You know you should be saving for retirement, but what about your other goals? Intermediate goals can be more challenging to plan for because they have a shorter timeframe ¬– three-to-seven years – and may be given short shrift by busy people who are focused on their long-term finances.
Identify your goals
Intermediate financial milestones, goals you want to achieve in the next three-to-five years, are important to your overall financial strategies. Think about what you want to accomplish over the next few years. Common goals might be:
- Paying off debt.
- Buying a first or second home.
- Purchasing a new car.
- Going on a dream vacation.
- Starting a business.
- Sending a child or grandchild to college.
After you identify your goals, think about what it will cost to accomplish each goal. If you’re not certain about the exact cost, come up with a minimum and maximum estimate to give yourself wiggle room later.
Set a timeframe
Once you’ve identified your goals and what they will cost, setting a timeframe for these goals will tell you how long you have to save the necessary money and give you a date to work toward. Much like training for a marathon, putting a date on the calendar can put you on the path to identifying what it will take to meet that goal.

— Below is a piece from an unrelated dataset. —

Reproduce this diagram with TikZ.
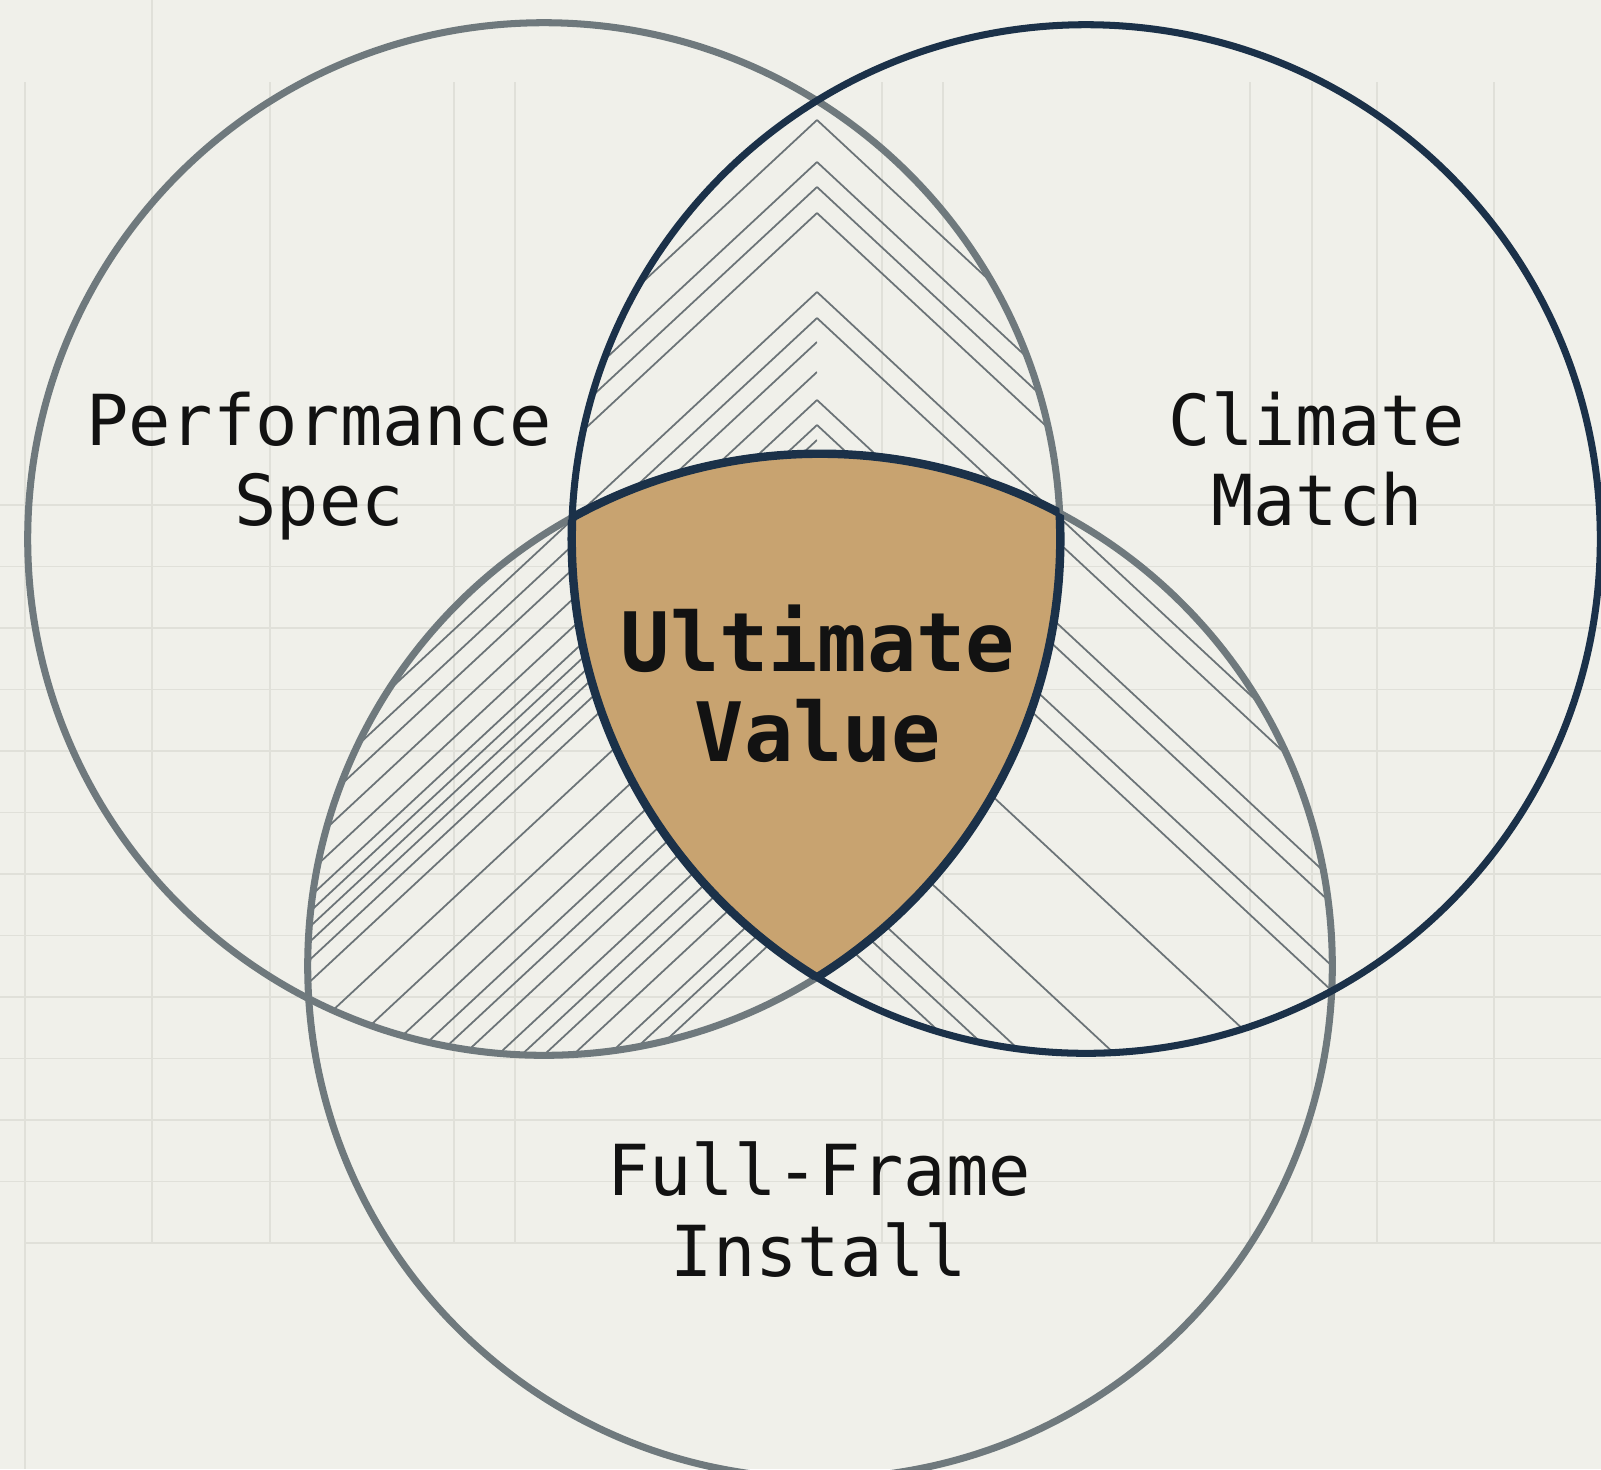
\documentclass[tikz,border=0pt]{standalone}
\usepackage{fontspec}
\newfontfamily\monolbl{DejaVu Sans Mono}
\definecolor{bgc}{HTML}{F0F0EA}
\definecolor{gridc}{HTML}{E0E0D9}
\definecolor{grayc}{HTML}{6F797D}
\definecolor{navyc}{HTML}{1B3149}
\definecolor{tanc}{HTML}{C8A370}
\definecolor{hatchc}{HTML}{6B7377}
\definecolor{inkc}{HTML}{121212}
\begin{document}
\begin{tikzpicture}[x=0.01cm,y=-0.01cm,
  ring/.style={line width=2.0pt},
  coreedge/.style={draw=navyc,line width=2.4pt},
  hatchline/.style={draw=hatchc,line width=0.5pt},
  gridline/.style={draw=gridc,line width=0.45pt},
  lbl/.style={font={\monolbl\fontsize{20}{22}\selectfont}, text=inkc, anchor=base, inner sep=0pt},
  corelbl/.style={font={\monolbl\bfseries\fontsize{23.3}{26}\selectfont}, text=inkc, anchor=base, inner sep=0pt}]
\useasboundingbox (0,0) rectangle (1601,1469);
\fill[bgc] (0,0) rectangle (1601,1469);
% faint background grid
\foreach \x in {25,270,454,515,882,943,1250,1312,1377,1494}
  \draw[gridline] (\x,82) -- (\x,1243);
\draw[gridline] (152,0) -- (152,1243);
\draw[gridline] (25,1243) -- (25,1469);
\foreach \k in {0,...,11}
  \draw[gridline] (0,505+61.5*\k) -- (1601,505+61.5*\k);
\draw[gridline] (25,1243) -- (1601,1243);

\coordinate (cL) at (544,539);
\coordinate (cR) at (1086,539);
\coordinate (cB) at (820,966);
\def\radL{5.16cm}
\def\radR{5.14cm}
\def\radB{5.12cm}
\def\Xo{817}
\def\lefthatch{\foreach \c in {120,162,187,213,292,318,342,372,400,425,440,455,470,488,510,560,610,650,680,702,726,758,780,801,828,861,880,900}
  \draw[hatchline] (\Xo,\c) -- ++(-800,744);}
\def\righthatch{\foreach \c in {120,162,187,213,292,318,400,425,487,512,633,777,862,890,918}
  \draw[hatchline] (\Xo,\c) -- ++(800,744);}
% hatching in the pairwise overlaps
\begin{scope}
  \clip (cL) circle[radius=\radL];
  \clip (cR) circle[radius=\radR];
  \begin{scope}\clip (0,0) rectangle (\Xo,1469); \lefthatch \end{scope}
  \begin{scope}\clip (\Xo,0) rectangle (1601,1469); \righthatch \end{scope}
\end{scope}
\begin{scope}
  \clip (cL) circle[radius=\radL];
  \clip (cB) circle[radius=\radB];
  \clip (0,0) rectangle (\Xo,1469);
  \lefthatch
\end{scope}
\begin{scope}
  \clip (cR) circle[radius=\radR];
  \clip (cB) circle[radius=\radB];
  \clip (\Xo,0) rectangle (1601,1469);
  \righthatch
\end{scope}
% centre region
\begin{scope}
  \clip (cL) circle[radius=\radL];
  \clip (cR) circle[radius=\radR];
  \fill[tanc] (cB) circle[radius=\radB];
\end{scope}
% circles
\draw[ring,draw=grayc] (cL) circle[radius=\radL];
\draw[ring,draw=grayc] (cB) circle[radius=\radB];
\draw[ring,draw=navyc] (cR) circle[radius=\radR];
% centre outline
\begin{scope}
  \clip (cL) circle[radius=\radL]; \clip (cR) circle[radius=\radR];
  \draw[coreedge] (cB) circle[radius=\radB];
\end{scope}
\begin{scope}
  \clip (cL) circle[radius=\radL]; \clip (cB) circle[radius=\radB];
  \draw[coreedge] (cR) circle[radius=\radR];
\end{scope}
\begin{scope}
  \clip (cR) circle[radius=\radR]; \clip (cB) circle[radius=\radB];
  \draw[coreedge] (cL) circle[radius=\radL];
\end{scope}
% labels
\node[lbl] (perfA) at (319,445) {Performance};
\node[lbl] (perfB) at (319,525) {Spec};
\node[lbl] (climA) at (1317,445) {Climate};
\node[lbl] (climB) at (1317,525) {Match};
\node[lbl] (fullA) at (819,1195) {Full-Frame};
\node[lbl] (fullB) at (819,1276) {Install};
\node[corelbl] (ultA) at (818,671) {Ultimate};
\node[corelbl] (ultB) at (818,761) {Value};
\end{tikzpicture}
\end{document}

Create a savings and investment strategy
Once you have identified your goals and set a reasonable timeframe for completion, it’s time to bring in your financial professional. He or she can help you develop a savings and investment strategy that breaks down your goals into annual (and even monthly) objectives to help keep you on track.
Assess progress regularly
The secret ingredient to accomplishing your goals is setting milestones and regularly assessing your progress. Without regular check-ins, it’s tough to know whether you are moving toward your goals. Much like a coach or personal trainer, your financial professional can help you stay focused and provide needed encouragement and feedback. If you’re not making progress, regular meetings can give you the accountability you need to get back on track.
With many of us focused on saving for retirement and meeting daily expenses, it can be easy to let other financial goals slide. However, taking time now to think about what you want to do with your life in the next few years can make it much easier to ensure that important goals aren’t left to chance.